CLEAN_OPAM_CACHE: "false"
CLEAN_DUNE_CACHE: "false"
# If CLEAN_OPAM_CACHE is set to "true", the opam switch from previous CI jobs
# will not be reused.
# If CLEAN_DUNE_CACHE is set to "true", the dune _build directory
# from previous CI jobs will not be reused.
# In particular, you can run a manual pipeline
# with either variable set to "true" to purge a faulty cache.
# To run a manual gitlab pipeline, on your project go to
# "CI/CD" > pipelines, click "Run pipeline", the interface
# then offers to override variables, so you can change the
# value of any variable defined here.
DUNE_FLAGS: "--error-reporting twice --display short"

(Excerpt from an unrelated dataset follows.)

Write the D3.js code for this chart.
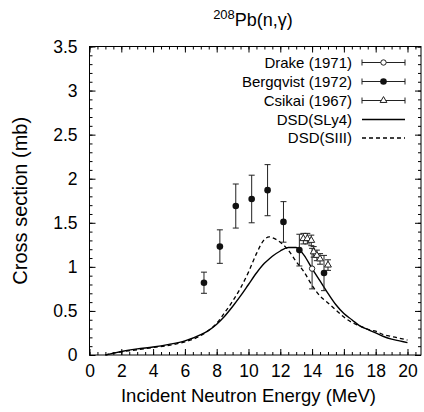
<!DOCTYPE html>
<html>
<head>
<meta charset="utf-8">
<script src="https://cdn.jsdelivr.net/npm/d3@7"></script>
<style>
  body { margin: 0; background: #fff; }
  svg { font-family: "Liberation Sans", Arial, sans-serif; }
  .tick text { font-size: 17.5px; fill: #000; }
  .domain { display: none; }
  .tick line { stroke: #000; }
</style>
</head>
<body>
<div id="wrapper"></div>
<script>
// data
const drakeE = [14.0]
const drakeV = [0.98]
const drakeErr = [0.23]

const bergE = [7.2, 8.2, 9.2, 10.2, 11.2, 12.2, 13.2, 14.75]
const bergV = [0.82, 1.23, 1.69, 1.77, 1.87, 1.51, 1.19, 0.93]
const bergErr = [0.12, 0.19, 0.25, 0.27, 0.29, 0.23, 0.18, 0.2]

const csikE = [13.45, 13.7, 13.95, 14.1, 14.3, 14.5, 15.0]
const csikV = [1.32, 1.32, 1.30, 1.17, 1.13, 1.09, 1.02]
const csikErr = [0.06, 0.06, 0.06, 0.06, 0.06, 0.06, 0.06]

const curveE = [1, 1.5, 2, 3, 4, 5, 6, 7, 7.5, 8, 8.5, 9, 9.5, 10, 10.5, 11, 11.3, 11.5, 12, 12.5, 13, 13.5, 14, 14.5, 15, 15.5, 16, 16.5, 17, 17.5, 18, 18.5, 19, 19.5, 20]
const sly4 = [0, 0.02, 0.04, 0.07, 0.09, 0.12, 0.16, 0.23, 0.28, 0.35, 0.44, 0.55, 0.67, 0.80, 0.93, 1.04, 1.09, 1.12, 1.18, 1.22, 1.22, 1.13, 0.98, 0.84, 0.70, 0.57, 0.47, 0.40, 0.33, 0.29, 0.25, 0.21, 0.18, 0.16, 0.14]
const siii = [0, 0.02, 0.035, 0.06, 0.085, 0.11, 0.15, 0.22, 0.28, 0.36, 0.48, 0.61, 0.76, 0.94, 1.15, 1.31, 1.34, 1.33, 1.28, 1.19, 1.06, 0.94, 0.79, 0.67, 0.59, 0.51, 0.43, 0.37, 0.33, 0.29, 0.27, 0.23, 0.21, 0.19, 0.17]

const xTicks = [0, 2, 4, 6, 8, 10, 12, 14, 16, 18, 20]
const yTicks = [0, 0.5, 1, 1.5, 2, 2.5, 3, 3.5]
const yTickLabels = ["0", "0.5", "1", "1.5", "2", "2.5", "3", "3.5"]

const legendNames = ["Drake (1971)", "Bergqvist (1972)", "Csikai (1967)", "DSD(SLy4)", "DSD(SIII)"]

// dimensions
const dimensions = {
  width: 424,
  height: 412,
  margin: { top: 46.5, right: 3, bottom: 57, left: 89.5 },
}
dimensions.boundedWidth = dimensions.width - dimensions.margin.left - dimensions.margin.right
dimensions.boundedHeight = dimensions.height - dimensions.margin.top - dimensions.margin.bottom

const wrapper = d3.select("#wrapper")
  .append("svg")
    .attr("width", dimensions.width)
    .attr("height", dimensions.height)

const bounds = wrapper.append("g")
    .attr("transform", `translate(${dimensions.margin.left}, ${dimensions.margin.top})`)

// scales
const xScale = d3.scaleLinear()
  .domain([0, 20.85])
  .range([0, dimensions.boundedWidth])

const yScale = d3.scaleLinear()
  .domain([0, 3.5])
  .range([dimensions.boundedHeight, 0])

// axes (ticks inward, mirrored)
const xMinor = d3.range(0, 20.51, 0.5)
const yMinor = d3.range(0, 3.51, 0.1)

bounds.append("g").attr("transform", `translate(0, ${dimensions.boundedHeight})`)
  .call(d3.axisBottom(xScale).tickValues(xMinor).tickSize(-3).tickSizeOuter(0).tickFormat(""))
bounds.append("g").attr("transform", `translate(0, ${dimensions.boundedHeight})`)
  .call(d3.axisBottom(xScale).tickValues(xTicks).tickSize(-6).tickSizeOuter(0).tickPadding(10))
bounds.append("g")
  .call(d3.axisTop(xScale).tickValues(xMinor).tickSize(-3).tickSizeOuter(0).tickFormat(""))
bounds.append("g")
  .call(d3.axisTop(xScale).tickValues(xTicks).tickSize(-6).tickSizeOuter(0).tickFormat(""))

bounds.append("g")
  .call(d3.axisLeft(yScale).tickValues(yMinor).tickSize(-3).tickSizeOuter(0).tickFormat(""))
bounds.append("g")
  .call(d3.axisLeft(yScale).tickValues(yTicks).tickSize(-6).tickSizeOuter(0).tickPadding(12)
    .tickFormat((d, i) => yTickLabels[i]))
bounds.append("g").attr("transform", `translate(${dimensions.boundedWidth}, 0)`)
  .call(d3.axisRight(yScale).tickValues(yMinor).tickSize(-3).tickSizeOuter(0).tickFormat(""))
bounds.append("g").attr("transform", `translate(${dimensions.boundedWidth}, 0)`)
  .call(d3.axisRight(yScale).tickValues(yTicks).tickSize(-6).tickSizeOuter(0).tickFormat(""))

bounds.append("rect")
    .attr("width", dimensions.boundedWidth)
    .attr("height", dimensions.boundedHeight)
    .attr("fill", "none")
    .attr("stroke", "#000")
    .attr("stroke-width", 1)

// curves
const lineGenerator = d3.line()
  .x(d => xScale(d[0]))
  .y(d => yScale(d[1]))
  .curve(d3.curveMonotoneX)

bounds.append("path")
    .attr("d", lineGenerator(curveE.map((e, i) => [e, sly4[i]])))
    .attr("fill", "none")
    .attr("stroke", "#000")
    .attr("stroke-width", 1.4)

bounds.append("path")
    .attr("d", lineGenerator(curveE.map((e, i) => [e, siii[i]])))
    .attr("fill", "none")
    .attr("stroke", "#000")
    .attr("stroke-width", 1.3)
    .attr("stroke-dasharray", "4,3")

// data points with error bars
const capW = 3
function drawErrorBars(E, V, Err) {
  const g = bounds.append("g").attr("stroke", "#222").attr("stroke-width", 1)
  E.forEach((e, i) => {
    const x = xScale(e)
    const y1 = yScale(V[i] + Err[i])
    const y2 = yScale(V[i] - Err[i])
    g.append("line").attr("x1", x).attr("x2", x).attr("y1", y1).attr("y2", y2)
    g.append("line").attr("x1", x - capW).attr("x2", x + capW).attr("y1", y1).attr("y2", y1)
    g.append("line").attr("x1", x - capW).attr("x2", x + capW).attr("y1", y2).attr("y2", y2)
  })
}
drawErrorBars(bergE, bergV, bergErr)
drawErrorBars(drakeE, drakeV, drakeErr)
drawErrorBars(csikE, csikV, csikErr)

const triangle = d3.symbol().type(d3.symbolTriangle).size(20)

bounds.selectAll(".berg")
    .data(bergE)
  .enter().append("circle")
    .attr("cx", d => xScale(d))
    .attr("cy", (d, i) => yScale(bergV[i]))
    .attr("r", 3.3)
    .attr("fill", "#111")

bounds.selectAll(".drake")
    .data(drakeE)
  .enter().append("circle")
    .attr("cx", d => xScale(d))
    .attr("cy", (d, i) => yScale(drakeV[i]))
    .attr("r", 2.7)
    .attr("fill", "#fff")
    .attr("stroke", "#222")
    .attr("stroke-width", 1)

bounds.selectAll(".csik")
    .data(csikE)
  .enter().append("path")
    .attr("d", triangle)
    .attr("transform", (d, i) => `translate(${xScale(d)}, ${yScale(csikV[i])})`)
    .attr("fill", "#fff")
    .attr("stroke", "#222")
    .attr("stroke-width", 1)

// legend
const legend = wrapper.append("g")
const legendY = [62.5, 81.5, 100.5, 119.5, 138]
const textX = 352
const sampleX1 = 362
const sampleX2 = 405
const sampleMid = (sampleX1 + sampleX2) / 2

legendNames.forEach((name, i) => {
  legend.append("text")
      .attr("x", textX)
      .attr("y", legendY[i])
      .attr("dy", "0.35em")
      .attr("text-anchor", "end")
      .style("font-size", "15px")
      .text(name)
})
for (let i = 0; i < 3; i++) {
  const y = legendY[i]
  legend.append("line").attr("x1", sampleX1).attr("x2", sampleX2).attr("y1", y).attr("y2", y)
      .attr("stroke", "#222")
  legend.append("line").attr("x1", sampleX1).attr("x2", sampleX1).attr("y1", y - 3).attr("y2", y + 3)
      .attr("stroke", "#222")
  legend.append("line").attr("x1", sampleX2).attr("x2", sampleX2).attr("y1", y - 3).attr("y2", y + 3)
      .attr("stroke", "#222")
}
legend.append("circle").attr("cx", sampleMid).attr("cy", legendY[0]).attr("r", 2.7)
    .attr("fill", "#fff").attr("stroke", "#222")
legend.append("circle").attr("cx", sampleMid).attr("cy", legendY[1]).attr("r", 3.3)
    .attr("fill", "#111")
legend.append("path").attr("d", triangle).attr("transform", `translate(${sampleMid}, ${legendY[2]})`)
    .attr("fill", "#fff").attr("stroke", "#222")
legend.append("line").attr("x1", sampleX1).attr("x2", sampleX2)
    .attr("y1", legendY[3]).attr("y2", legendY[3])
    .attr("stroke", "#000").attr("stroke-width", 1.4)
legend.append("line").attr("x1", sampleX1).attr("x2", sampleX2)
    .attr("y1", legendY[4]).attr("y2", legendY[4])
    .attr("stroke", "#000").attr("stroke-width", 1.3).attr("stroke-dasharray", "4,3")

// titles
const title = wrapper.append("text")
    .attr("x", 253)
    .attr("y", 26)
    .attr("text-anchor", "middle")
    .style("font-size", "18px")
title.append("tspan").attr("dy", "-7").style("font-size", "13px").text("208")
title.append("tspan").attr("dy", "7").text("Pb(n,γ)")

wrapper.append("text")
    .attr("x", dimensions.margin.left + xScale(10))
    .attr("y", 402)
    .attr("text-anchor", "middle")
    .style("font-size", "18.5px")
    .text("Incident Neutron Energy (MeV)")

wrapper.append("text")
    .attr("transform", `translate(27, ${dimensions.margin.top + yScale(1.75)}) rotate(-90)`)
    .attr("text-anchor", "middle")
    .style("font-size", "20px")
    .text("Cross section (mb)")
</script>
</body>
</html>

# Set DUNE_FLAGS to customize the flags given to dune when building.
# [--error-reporting twice] was introduced in dune 3.0. If you plan to use older
# version of dune, remove this part.
DUNE_BUILD_TARGETS: "@all"
DUNE_TEST_TARGETS: "@runtest"
DUNE_DOC_TARGETS: "@doc"
# If you make one of these variables empty (: ""),
# the corresponding build step will be skipped.
# Setting them to other values can refine the build
# process, for example "@foo/runtest @bar/runtest" would only
# run the tests inside directories 'foo/' and 'bar/'
# (see Dune documentation on target aliases).

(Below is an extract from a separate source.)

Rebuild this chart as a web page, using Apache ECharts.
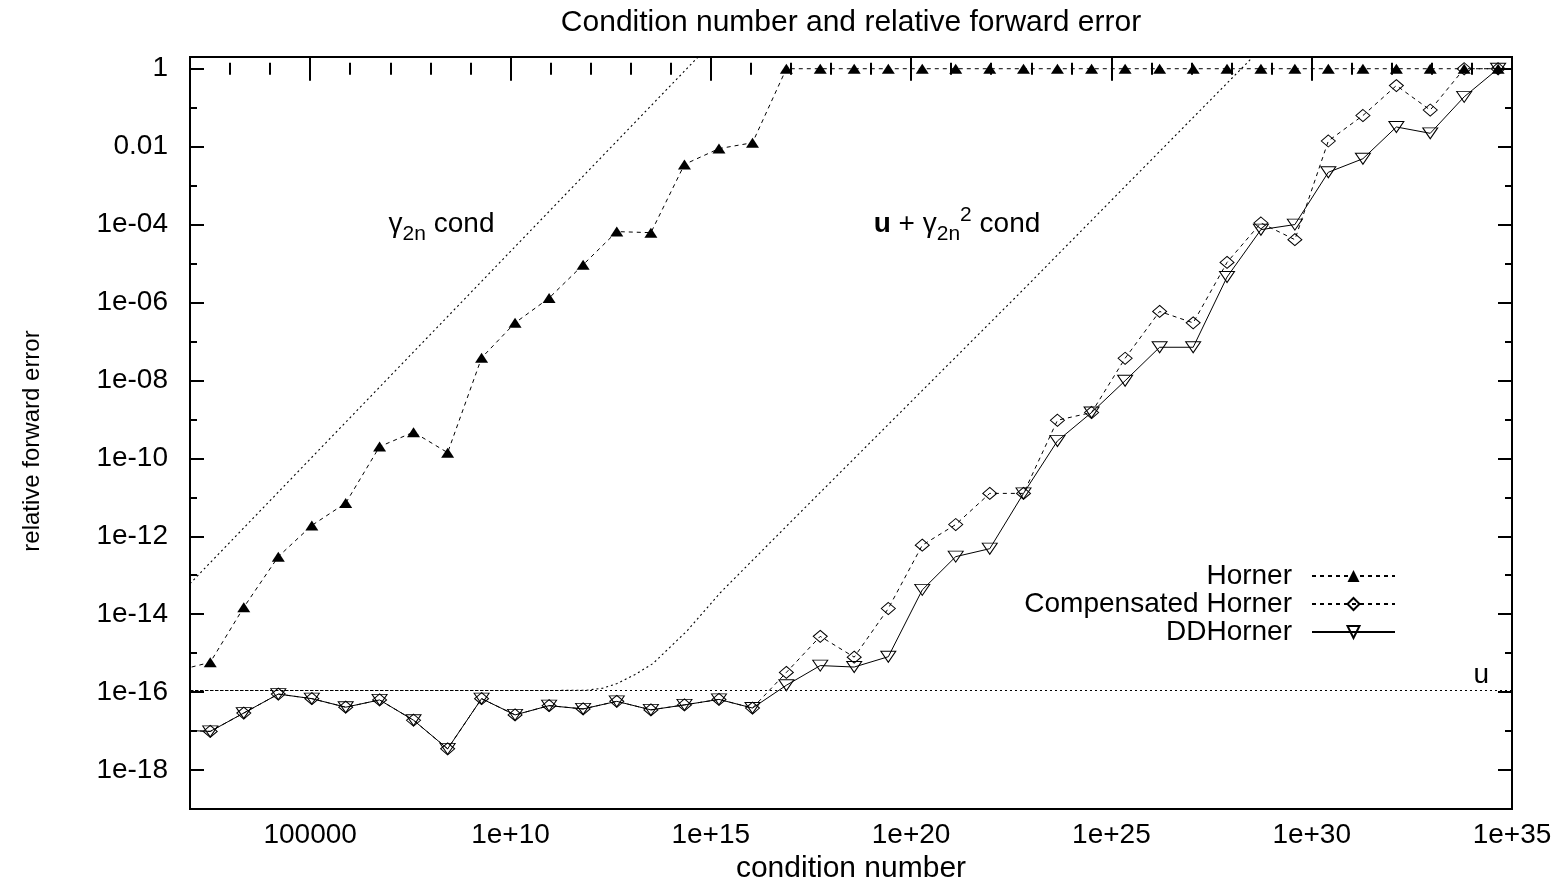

# This CI script is written to be portable across projects.
# None of the code below hardcodes project filenames,
# OCaml versions or other project-specific details.
#
# If you want to add new behavior for your project, we recommend
# trying to factorize it with project-agnostic code below,
# and project-specific or manually-overridable choices in the
# 'variables' section above.
### Hacking advice
#
# Reference documentation for Gitlab CI configuration files:
# https://docs.gitlab.com/ee/ci/yaml/
#
# If you edit this file and make syntax errors, the default
# error messages will not help you, but Gitlab offers a "CI Lint"
# service that provides very nice error messages:
# https://docs.gitlab.com/ee/ci/lint.html
#
# To use this linter, go to "CI/CD > Pipelines", click the "CI Lint"
# button in the top right, copy-paste your .gitlab-ci.yml file in
# the form and click "Validate".
#
# We recommend systematically using the CI Lint whenever you change
# this file, it can save you from wasted time and frustration.
### Stages
stages:
- build # build the project and run its tests
### Build stage
#
# build the project and run its tests
build:
stage: build
variables:
ARTIFACTS: "artifacts/$OCAML_COMPILER"
# a local shortcut for the per-compiler artifact repository
FF_USE_FASTZIP: "true"
# A workaround against a bug in gitlab-runner's default
# unzipping implementation, which partially breaks caching for the dune _build cache.
# See https://gitlab.com/gitlab-org/gitlab-runner/-/issues/27496 for more details.
artifacts:
paths:
- artifacts/$OCAML_COMPILER
# This CI script uses a local switch, so we don't need
# a docker image with a pre-installed OCaml version, just opam.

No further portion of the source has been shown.